In this context, “building back better” must mean creating an economy that works for everyone – what in 2013 then-US President Barack Obama called the “defining challenge of our time.” But this is not just a matter of empowering those who have been “left behind” by globalization, by providing more resources for education, training, and capacity building. That widely endorsed “solution” is based on rosy but deeply flawed assumptions about the contemporary world order.
In fact, addressing today’s inequities demands a far more comprehensive – and critical – assessment of underlying systemic forces. The pandemic’s disproportionate impact on women, for example, is a direct result of deeply entrenched patriarchal rules and norms that perpetuate segmented structures in the home, the labor market, and the workplace.
It is because of these rules and norms that, when care infrastructure deteriorates, women pick up the slack, and when jobs are scarce, women lose out the most. Many women are then forced into precarious employment, where they are vulnerable to physical and sexual violence. So, even as a few women shatter glass ceilings, the majority of women remain on the floor, sweeping up the shards.

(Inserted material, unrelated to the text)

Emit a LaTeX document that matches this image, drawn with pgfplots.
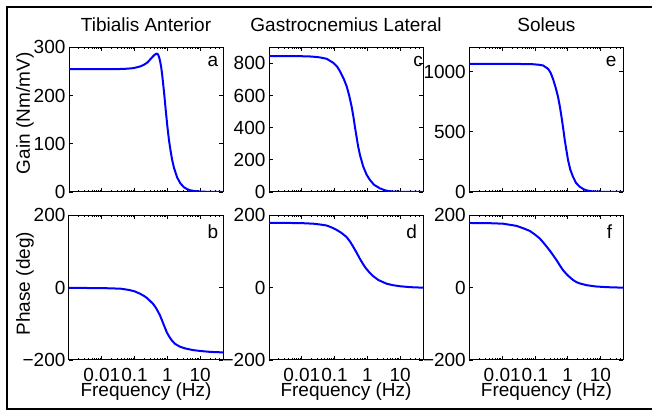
\documentclass[border=0pt]{standalone}
\usepackage{fontspec}
\setmainfont{Liberation Sans}
\usepackage{pgfplots}
\pgfplotsset{compat=1.18}
\pgfplotsset{
  bode/.style={
    scale only axis, width=77pt, height=72.3pt,
    xmin=0.001, xmax=50,
    xtick={0.01,0.1,1,10},
    minor xtick={0.002,0.003,0.004,0.005,0.006,0.007,0.008,0.009,0.02,0.03,0.04,0.05,0.06,0.07,0.08,0.09,0.2,0.3,0.4,0.5,0.6,0.7,0.8,0.9,2,3,4,5,6,7,8,9,20,30,40},
    tick align=inside, major tick length=2pt, minor tick length=1pt,
    tick style={black, line width=0.4pt},
    axis line style={line width=0.5pt},
    yticklabel style={inner xsep=1.6pt},
    xticklabel style={inner sep=0pt, yshift=-3.9pt},
    every axis plot/.append style={blue, line width=1pt, no marks},
    title style={at={(axis description cs:0.5,1)}, anchor=center, yshift=5.35pt},
    ylabel style={anchor=center},
    xlabel style={at={(axis description cs:0.5,0)}, anchor=center, inner sep=0pt, yshift=-15.8pt},
  },
  toprow/.style={bode, xticklabels={}},
  botrow/.style={bode, xticklabels={0.01,0.1,1,10}, ymin=-200, ymax=200,
    ytick={-200,0,200}, yticklabels={−200,0,200}, xlabel={Frequency (Hz)}},
}
\begin{document}
\fontsize{9.5}{11}\selectfont
\begin{tikzpicture}
\draw[line width=1pt] (330pt,201.75pt) -- (3.5pt,201.75pt) -- (3.5pt,0.75pt) -- (330pt,0.75pt);

% a
\begin{semilogxaxis}[toprow, at={(34.5pt,109.5pt)}, anchor=south west,
  ymin=0, ymax=300, ytick={0,100,200,300}, yticklabels={0,100,200,300},
  title={Tibialis Anterior}, ylabel={Gain (Nm/mV)},
  ylabel style={at={(axis description cs:-0.286,0.544)}}]
\addplot coordinates {(0.001,255) (0.01,255) (0.03,255) (0.05,255.5) (0.08,256.5) (0.1,257.5) (0.15,260.5) (0.2,264.5) (0.25,269) (0.3,275) (0.35,280) (0.4,284) (0.45,286.5) (0.48,287) (0.52,285.5) (0.56,280) (0.6,272) (0.65,259) (0.7,242) (0.75,223) (0.8,205) (0.9,168) (1.0,137) (1.12,108) (1.26,85) (1.4,67) (1.6,50) (2.0,30) (2.5,18) (3.2,10) (4,6) (5,3.5) (7,1.8) (10,0.9) (20,0.2) (50,0.03)};
\node at (rel axis cs:0.935,0.9) {a};
\end{semilogxaxis}

% c
\begin{semilogxaxis}[toprow, at={(134.5pt,109.5pt)}, anchor=south west,
  ymin=0, ymax=900, ytick={0,200,400,600,800}, yticklabels={0,200,400,600,800},
  title={Gastrocnemius Lateral}]
\addplot coordinates {(0.001,846) (0.01,845) (0.02,843) (0.035,838) (0.0575,829) (0.0912,804) (0.12,780) (0.146,752) (0.19,705) (0.234,658) (0.28,600) (0.331,533) (0.375,470) (0.417,408) (0.47,342) (0.525,283) (0.6,228) (0.75,158) (0.95,108) (1.2,75) (1.6,45) (2.4,23) (3.5,10) (4.9,4) (8,1.5) (15,0.4) (50,0)};
\node at (rel axis cs:0.968,0.9) {c};
\end{semilogxaxis}

% e
\begin{semilogxaxis}[toprow, at={(234.7pt,109.5pt)}, anchor=south west,
  ymin=0, ymax=1200, ytick={0,500,1000}, yticklabels={0,500,1000},
  title={Soleus}]
\addplot coordinates {(0.001,1063) (0.01,1063) (0.05,1062) (0.09,1060) (0.13,1056) (0.178,1050) (0.251,1022) (0.3,990) (0.355,939) (0.43,865) (0.507,788) (0.58,705) (0.646,623) (0.73,525) (0.813,430) (0.92,340) (1.023,264) (1.2,185) (1.445,127) (1.8,75) (2.32,44) (3,24) (3.72,14) (5,7) (7.4,3) (15,0.8) (50,0)};
\node at (rel axis cs:0.92,0.9) {e};
\end{semilogxaxis}

% b
\begin{semilogxaxis}[botrow, at={(34.5pt,25.5pt)}, anchor=south west,
  ylabel={Phase (deg)},
  ylabel style={at={(axis description cs:-0.286,0.528)}}]
\addplot coordinates {(0.001,-0.3) (0.005,-1) (0.01,-1.2) (0.02,-1.8) (0.04,-3) (0.07,-6.5) (0.1,-10) (0.15,-17) (0.2,-23.5) (0.25,-30) (0.3,-37) (0.37,-45) (0.45,-56) (0.52,-66) (0.6,-77) (0.68,-89) (0.75,-99) (0.85,-111) (0.95,-122) (1.1,-133) (1.35,-145) (1.7,-155) (2.4,-163) (3.5,-168) (6,-172.5) (10,-175) (20,-177.5) (50,-179)};
\node at (rel axis cs:0.935,0.885) {b};
\end{semilogxaxis}

% d
\begin{semilogxaxis}[botrow, at={(134.5pt,25.5pt)}, anchor=south west]
\addplot coordinates {(0.001,179) (0.004,179) (0.009,178.8) (0.0224,177) (0.035,175) (0.0575,172) (0.08,167) (0.115,160) (0.16,152) (0.234,140) (0.3,127) (0.372,113) (0.47,97) (0.594,80) (0.7,69) (0.85,57) (1.1,44.5) (1.51,32) (2.2,21) (3.9,11) (6,7) (10,4) (20,1.5) (50,0)};
\node at (rel axis cs:0.927,0.885) {d};
\end{semilogxaxis}

% f
\begin{semilogxaxis}[botrow, at={(234.7pt,25.5pt)}, anchor=south west]
\addplot coordinates {(0.001,179) (0.004,178.5) (0.0107,177) (0.0275,171) (0.045,164) (0.07,157) (0.1,147) (0.141,136) (0.2,120) (0.282,103) (0.37,88) (0.457,76) (0.58,61) (0.724,48) (1.0,34) (1.445,21.5) (1.8,16) (2.2,12.5) (3.72,7) (7,3.5) (15,1.5) (50,0)};
\node at (rel axis cs:0.91,0.885) {f};
\end{semilogxaxis}
\pgfresetboundingbox
\path[use as bounding box] (0,0) rectangle (326pt,205.5pt);
\end{tikzpicture}
\end{document}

Initiatives intended to empower women within the current system – such as by encouraging female entrepreneurship or ensuring equal legal rights – are certainly vital. But anything close to true equality will require us to address the insidious effects of patriarchal power dynamics – and that means challenging and reforming the system in which they are embedded.
The same goes for closing the gaps between the haves and have-nots, both within and across countries. As the Nobel laureate economist Joseph E. Stiglitz has argued, the rules of the game are designed to strengthen the position of those already at the top of the development ladder, while holding back the less advantaged.
Those rules have benefited creditors over debtors, and fueled speculation rather than productive investment. Intellectual property rights and other restrictive business practices have increased the market power of large international firms, including the tech giants, over smaller suppliers and consumers, thereby undermining innovation.
The rules of the game have also enabled large firms to hide their profits in tax havens, instead of paying their fair share or pursuing employment-generating investment. And the effect on government revenues has weakened the state’s capacity to supply public goods, correct market failures, and even to meet the immediate needs of citizens during a crisis.
Perhaps most insidious of all, the growing realization that the game is rigged has eroded public confidence in institutions, fueled political fragmentation and social discontent, and spurred deepening mistrust among countries. From vaccine skepticism to lack of international coordination, the COVID-19 crisis reflects the consequences of these trends.
Seventy-five years ago, the United Nations Charter issued a clarion call for collective action to meet the new challenges of an interdependent world. Today, our world is more interconnected than ever, and yet rampant inequality is diminishing our receptiveness to the collective action we need. To reverse this tendency requires addressing the unfair power dynamics that are embedded in the global economic system.
“Don’t gamble on the future,” warned Simone de Beauvoir. “Act now, without delay.”